Richmond's team was surprised to find that SO2 tends to hang out at the surface before submerging, whereas CO2 dives right in.
"This is the first time that anyone has ever measured, with this level of molecular detail, a gas-surface complex at the surface of liquid water," she said. "We are now investigating a whole series of important environmental gases, ions and solutes at the water surface."
The group is also looking at the differences between surface chemistry and chemistry in bulk water. "What we do is to try to understand the underlying principles behind the chemistry that occurs in the atmosphere,"
Richmond said.
"For example, nitric acid accumulates in aerosols and clouds," she explained. "Since a lot of the reactions that happen in the atmosphere occur on the surface of aerosol particles that contain these strong acids, we wanted to understand if nitric acid continues to act as a strong acid when it sits at the surface of the aerosol."

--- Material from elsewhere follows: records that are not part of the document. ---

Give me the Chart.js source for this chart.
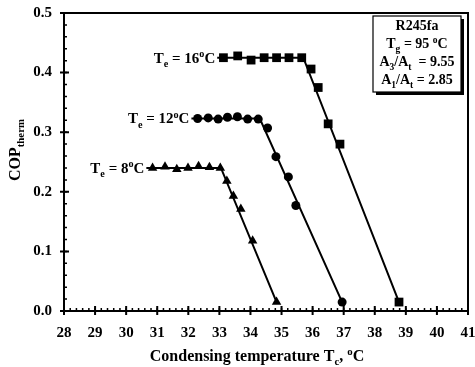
<!DOCTYPE html>
<html><head><meta charset="utf-8">
<script src="https://cdn.jsdelivr.net/npm/chart.js@4/dist/chart.umd.min.js"></script>
<style>html,body{margin:0;padding:0;background:#fff}#wrap{width:475px;height:367px}</style>
</head><body><div id="wrap"><canvas id="c" width="475" height="367"></canvas></div>
<script>
// ---- data ----
const xRange = [28, 41];
const yRange = [0, 0.5];
const xStep = 1;
const yStep = 0.1;

const teLabels = ['8', '12', '16'];

const tempTe8  = [30.85, 31.25, 31.63, 31.99, 32.33, 32.68, 33.03, 33.24, 33.45, 33.69, 34.07, 34.84];
const copTe8   = [0.240, 0.242, 0.238, 0.240, 0.243, 0.241, 0.240, 0.218, 0.193, 0.171, 0.118, 0.015];
const tempTe12 = [32.30, 32.64, 32.96, 33.26, 33.58, 33.91, 34.25, 34.55, 34.82, 35.22, 35.46, 36.95];
const copTe12  = [0.323, 0.324, 0.322, 0.325, 0.326, 0.322, 0.322, 0.307, 0.259, 0.225, 0.177, 0.015];
const tempTe16 = [33.13, 33.59, 34.02, 34.44, 34.84, 35.24, 35.65, 35.95, 36.18, 36.50, 36.88, 38.78];
const copTe16  = [0.425, 0.428, 0.421, 0.425, 0.425, 0.425, 0.425, 0.406, 0.375, 0.314, 0.280, 0.015];

const fitTe8T  = [30.65, 33.05, 34.84];
const fitTe8C  = [0.240, 0.240, 0.015];
const fitTe12T = [32.10, 34.30, 36.95];
const fitTe12C = [0.323, 0.323, 0.015];
const fitTe16T = [32.93, 35.70, 38.78];
const fitTe16C = [0.425, 0.425, 0.015];

const infoRefrigerant = 'R245fa';
const infoTg = '95';
const infoA3 = '9.55';
const infoA1 = '2.85';

// ---- helpers ----
const FAM = "'Liberation Serif','Times New Roman',serif";
const pts = (xs, ys) => xs.map((x, i) => ({x, y: ys[i]}));

function richWidth(ctx, parts, size) {
  let w = 0;
  for (const [t, m] of parts) {
    const s = m ? size * 0.68 : size;
    ctx.font = 'bold ' + s + 'px ' + FAM;
    w += ctx.measureText(t).width;
  }
  return w;
}
function drawRich(ctx, parts, x, y, align, size) {
  const w = richWidth(ctx, parts, size);
  let cx = align === 'center' ? x - w / 2 : align === 'right' ? x - w : x;
  ctx.textBaseline = 'alphabetic';
  ctx.textAlign = 'left';
  ctx.fillStyle = '#000';
  for (const [t, m] of parts) {
    const s = m ? size * 0.68 : size;
    ctx.font = 'bold ' + s + 'px ' + FAM;
    const dy = m === 'sub' ? size * 0.28 : m === 'sup' ? -size * 0.38 : 0;
    ctx.fillText(t, cx, y + dy);
    cx += ctx.measureText(t).width;
  }
}

const decor = {
  id: 'decor',
  afterDatasetsDraw(chart) {
    const {ctx, chartArea: a, scales: {x, y}} = chart;
    ctx.save();
    ctx.strokeStyle = '#000';
    ctx.lineWidth = 2;
    ctx.strokeRect(a.left, a.top, a.right - a.left, a.bottom - a.top);
    ctx.beginPath();
    for (let v = xRange[0]; v <= xRange[1] + 1e-9; v += xStep) {
      const px = x.getPixelForValue(v);
      ctx.moveTo(px, a.bottom + 4); ctx.lineTo(px, a.bottom - 5);
    }
    for (let v = yRange[0]; v <= yRange[1] + 1e-9; v += yStep) {
      const py = y.getPixelForValue(v);
      ctx.moveTo(a.left - 4, py); ctx.lineTo(a.left + 5, py);
    }
    ctx.stroke();
    ctx.lineWidth = 1.5;
    ctx.beginPath();
    for (let v = xRange[0]; v <= xRange[1] + 1e-9; v += xStep / 5) {
      const px = x.getPixelForValue(v);
      ctx.moveTo(px, a.bottom); ctx.lineTo(px, a.bottom - 3);
    }
    for (let v = yRange[0]; v <= yRange[1] + 1e-9; v += yStep / 5) {
      const py = y.getPixelForValue(v);
      ctx.moveTo(a.left, py); ctx.lineTo(a.left + 3, py);
    }
    ctx.stroke();

    // series labels
    const fits = [[fitTe8T, fitTe8C], [fitTe12T, fitTe12C], [fitTe16T, fitTe16C]];
    fits.forEach(([ft, fc], i) => {
      const px = x.getPixelForValue(ft[0]) - 2;
      const py = y.getPixelForValue(fc[0]) + 5;
      drawRich(ctx, [['T', ''], ['e', 'sub'], [' = ' + teLabels[i], ''], ['o', 'sup'], ['C', '']], px, py, 'right', 15);
    });

    // info box
    const bx = 373, by = 16, bw = 88, bh = 76;
    ctx.fillStyle = '#000';
    ctx.fillRect(bx + 3, by + 3, bw, bh);
    ctx.fillStyle = '#fff';
    ctx.fillRect(bx, by, bw, bh);
    ctx.lineWidth = 1.2;
    ctx.strokeRect(bx, by, bw, bh);
    const cx = bx + bw / 2;
    drawRich(ctx, [[infoRefrigerant, '']], cx, by + 14, 'center', 14);
    drawRich(ctx, [['T', ''], ['g', 'sub'], [' = ' + infoTg + ' ', ''], ['o', 'sup'], ['C', '']], cx, by + 32, 'center', 14);
    drawRich(ctx, [['A', ''], ['3', 'sub'], ['/A', ''], ['t', 'sub'], ['  = ' + infoA3, '']], cx, by + 50, 'center', 14);
    drawRich(ctx, [['A', ''], ['1', 'sub'], ['/A', ''], ['t', 'sub'], [' = ' + infoA1, '']], cx, by + 68, 'center', 14);

    // axis titles
    drawRich(ctx, [['Condensing temperature T', ''], ['c', 'sub'], [', ', ''], ['o', 'sup'], ['C', '']], 257, 361, 'center', 16);
    ctx.save();
    ctx.translate(20, 150);
    ctx.rotate(-Math.PI / 2);
    drawRich(ctx, [['COP', ''], ['therm', 'sub']], 0, 0, 'center', 16);
    ctx.restore();
    ctx.restore();
  }
};

const lineDs = (xs, ys) => ({type: 'line', data: pts(xs, ys), borderColor: '#000', borderWidth: 2,
  pointRadius: 0, fill: false, tension: 0, showLine: true});
const markDs = (xs, ys, style, r) => ({type: 'scatter', data: pts(xs, ys), pointStyle: style,
  pointRadius: r, pointHoverRadius: r, backgroundColor: '#000', borderColor: '#000', borderWidth: 0, showLine: false});

new Chart(document.getElementById('c'), {
  type: 'scatter',
  data: {datasets: [
    lineDs(fitTe8T, fitTe8C), lineDs(fitTe12T, fitTe12C), lineDs(fitTe16T, fitTe16C),
    markDs(tempTe8, copTe8, 'triangle', 5.5),
    markDs(tempTe12, copTe12, 'circle', 4.5),
    markDs(tempTe16, copTe16, 'rect', 6.2)
  ]},
  plugins: [decor],
  options: {
    responsive: false, animation: false, devicePixelRatio: 1,
    layout: {padding: {top: 13, right: 7, left: 0, bottom: 0}},
    plugins: {legend: {display: false}, tooltip: {enabled: false}},
    scales: {
      x: {type: 'linear', min: xRange[0], max: xRange[1],
        grid: {display: false, drawTicks: false}, border: {display: false},
        ticks: {stepSize: xStep, color: '#000', padding: 13, maxRotation: 0,
          font: {family: FAM, weight: 'bold', size: 15}},
        afterFit: s => { s.height = 56; s.paddingLeft = 0; s.paddingRight = 0; }},
      y: {type: 'linear', min: yRange[0], max: yRange[1],
        grid: {display: false, drawTicks: false}, border: {display: false},
        ticks: {stepSize: yStep, color: '#000', padding: 12,
          font: {family: FAM, weight: 'bold', size: 15},
          callback: v => v.toFixed(1)},
        afterFit: s => { s.width = 64; s.paddingTop = 0; s.paddingBottom = 0; }}
    }
  }
});
</script></body></html>
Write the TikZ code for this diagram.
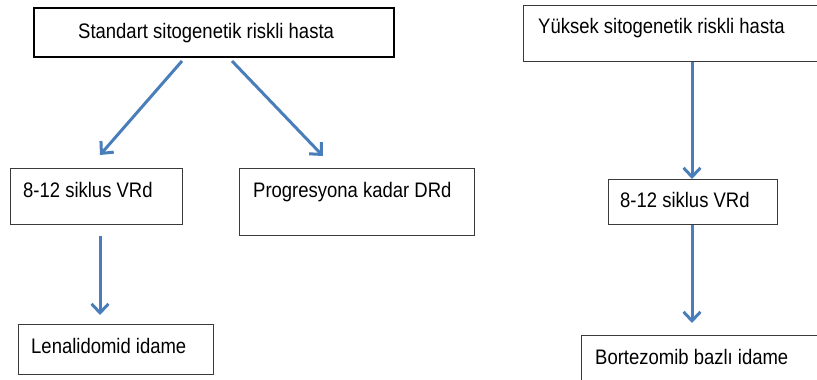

Because aerosol interactions are so complex, the scientists simplified their study to focus on how individual molecules of nitric acid behave at the surface of a solution of nitric acid in water.
"What we find is quite remarkable,"
Richmond said. "When nitric acid sits at the surface of water, it acts as a weak acid -- not a strong one. This comes from the fact that at the surface, it is surrounded by fewer water molecules. Consequently it doesn't dissociate, or get pulled apart, and therefore is far less reactive there than inside the bulk liquid."
Mixing oil and water
Richmond's teamw is also fascinated by interactions between oil and water. "Normally people think that oil and water don't mix; but there is a weak attraction between them," she said. "That leads to some interesting consequences."
Richmond describes the human body as "one big oil/water interface, with water continually flowing past oily membranes," for example ions transporting through cell walls.
"We find at this oil-water interface, water is highly oriented and creates conditions that can facilitate some of the most important chemistry in our bodies,"
Richmond said.
"Related to this we try then to understand how the unique properties of the junction between water and oil influences the adsorption of surfactants such as soaps, dispersants and polymers."
Why is this important? "Everything from mayonnaise to oil-spill dispersants relies on surfactants such as these adsorbing at the interface and in some cases, working to keep the oil and water separated," she explained.
"Our laboratory work provides unique insights into the molecular properties of the interface but this information is somewhat two-dimensional,"
Richmond said. "There are missing pieces."
To fill in the three-dimensional picture, the scientists count on computer simulations. But there is a downside. "Often you don't know how realistic the results are and whether the models you are using in your simulations are correct," she pointed out.
"However, in our case we can check their accuracy by seeing how close the computer results match our experimental results,"
Richmond added. "Then we dig into the calculations to see what kind of molecular interactions gave us that match. So they really work hand-in-hand to give us a robust three dimensional picture of what is happening at the surface of water."